When it melts, it rains. Since it rains a lot here to begin with, Portland has had quite some time to devise means to deal with excess water. Topography helps and hurts: there are lots of downhills, but somewhere there’s a bottom to the hill. Ditches, storm drains, water catchment areas, and more. They do not have every problem solved, but it takes sustained heavy rain to overwhelm the drainage system. If sustained heavy rain happens when we also see five inches of snow melt off roofs and yards and places where it was plowed or shoveled into berms and heaps, the drainage system will become overwhelmed. There will be mudslides; parts of hillsides will give way. Hydroplaning becomes a greater concern than at most other times, which is bad news for the Liberated Fighter Pilots described above because they know only two settings: terrified and terrifying. No more snow and ice? That means it is now safe to do whatever.

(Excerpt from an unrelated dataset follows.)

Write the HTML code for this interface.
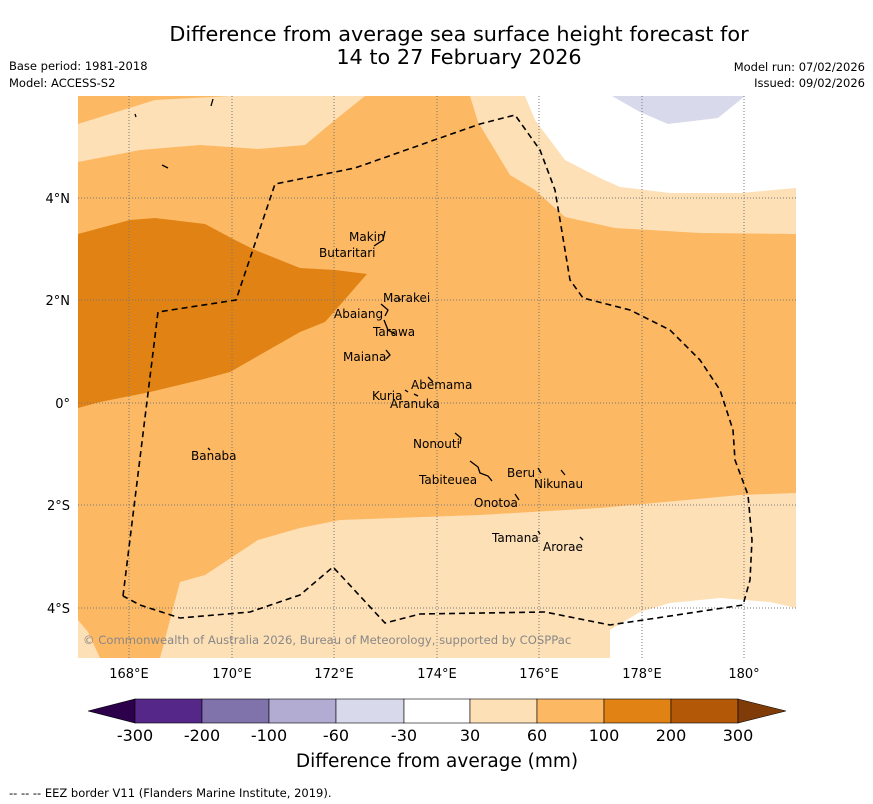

What they see around them. You think the mail always gets through, through snow and rain and dead of night? Not here; that’s a myth. It can take a couple of weeks to catch up. They turn on the news and see hundreds of cars just abandoned on the freeways and arterials, some in spots where they will probably be wrecked in place (other people coming to that spot might fare no better even if the path were clear, which it is not). Every news anchor pleads with them to turtle up until it just goes away. At the onset, panicky people stampede to the grocery stores and go full Canadian: milk section wiped oat. It’s hooped eh, even the buttermilk and skim milk. Calm, confidence, and courage are as communicable as panic, uncertainty, and terror. Most human beings are fundamentally compliant and imitative, a dynamic which is the bedrock of civilization. Here, that means a majority will imitate freakout, as they have a bias toward obedience and imitation. It is the contagion of freakout.
Yeah, Portland could do it a lot better. Trouble is, it happens rarely enough that it becomes a bad dream. Amnesia sets in, and other problems come front and center. But if you wonder why a city can feel its knees buckle due to temps in the teens and seven inches of snow, well, there you go.